Le Conseil Constitutionnel a refusé de reconnaître une «clause de conscience» aux maires opposés aux mariages homosexuels, dans une décision rendue vendredi matin, provoquant la colère de ces élus et des militants anti-mariage gai.

Le Conseil avait été saisi par des maires opposés au mariage homosexuel, pour savoir si l'absence dans la loi de disposition garantissant la liberté de conscience des officiers d'état civil hostiles au mariage gai était conforme ou non à la Constitution.

La loi autorisant le mariage et l'adoption pour les couples du même sexe en France est entrée en vigueur le 18 mai, à l'issue d'un débat parlementaire acharné et de manifestations massives d'opposants dans tout le pays.

Dans une décision de cinq pages, le Conseil constitutionnel a jugé que «les dispositions contestées» par ces maires, pour appuyer leur demande de reconnaissance d'une «clause de conscience» leur permettant de ne pas célébrer ces mariages controversés, étaient bien «conformes à la Constitution».

Il note qu'en ne prévoyant pas de clause de conscience au moment du vote de la loi, «le législateur a entendu assurer l'application de la loi par ses agents et garantir ainsi le bon fonctionnement et la neutralité du service public de l'état civil».

Le parti socialiste s'est félicité de la décision des Sages, jugeant que le mariage pour tous allait maintenant s'appliquer «sans résistance».

Les maires hostiles à la célébration du mariage homosexuel, dont le collectif revendique le soutien de 20 000 élus, ont eux annoncé qu'ils se tourneraient vers la Cour européenne des droits de l'Homme (CEDH) pour tenter d'obtenir satisfaction.

«Promesse faite aux maires»

«C'est une très grande déception», a réagi auprès de la presse Ludovine de la Rochère, la présidente de la Manif pour tous, fer de lance des manifestations géantes contre le mariage homosexuel avant la promulgation de la loi.

«Nous sommes très inquiets, c'est une décision liberticide. La liberté des maires est piétinée», a-t-elle jugé, promettant «des appels à manifester dans les semaines qui viennent».

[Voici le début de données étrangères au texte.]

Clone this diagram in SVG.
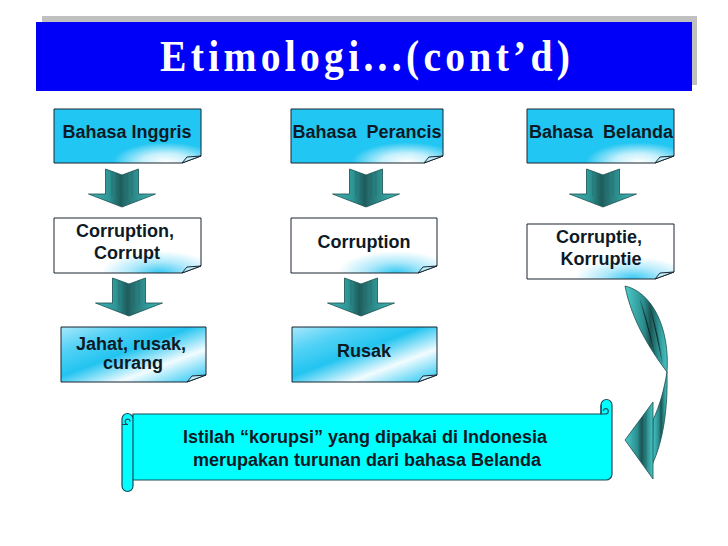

Le collectif des Maires pour l'enfance, à l'origine de la procédure, a dénoncé dans un communiqué «une décision incompréhensible qui marque un recul des droits de l'Homme» et demandé un rendez-vous au président socialiste François Hollande.

M. Hollande avait lui-même reconnu le bien-fondé de l'argument de «la conscience» des élus lors du congrès des maires de France en novembre 2012, avant de faire marche arrière devant le tollé créé par ses propos chez les défenseurs du mariage homosexuel.

«Nous ne pouvons pas balayer d'un revers de la main cette promesse faite aux maires», avait plaidé le 8 octobre l'avocat du collectif de maires, devant les neuf membres du Conseil constitutionnel.

Ce que demandent les requérants, avait-il dit, c'est «simplement que lorsque les maires et maires adjoints d'une commune refusent de célébrer un mariage entre personnes de même sexe», ils puissent être remplacés «par un représentant de l'État».

Selon un récent sondage de l'institut Ifop, 54 % des Français sont favorables à une clause de conscience pour les maires.

Depuis la promulgation de la loi, des édiles ont déjà refusé de célébrer des unions entre personnes de même sexe, mais, après des bras de fer et des plaintes pour discrimination, les couples ont finalement été mariés par des adjoints ou d'autres membres du conseil municipal.

Dans une circulaire du 13 juin, le ministère de l'Intérieur rappelle aux maires les risques encourus s'ils refusent de célébrer un mariage homosexuel ou de trouver un adjoint pour le faire à leur place: jusqu'à cinq ans d'emprisonnement et 75 000 euros (plus de 105 000 $) d'amende.

Le premier mariage homosexuel en France a été célébré à Montpellier (sud) le 29 mai.

Fin août, près de 600 mariages entre personnes de même sexe avaient été célébrés dans les 50 plus grandes villes de France, soit environ 1 % du total des mariages pendant cette période, selon un bilan établi par la radio France Inter.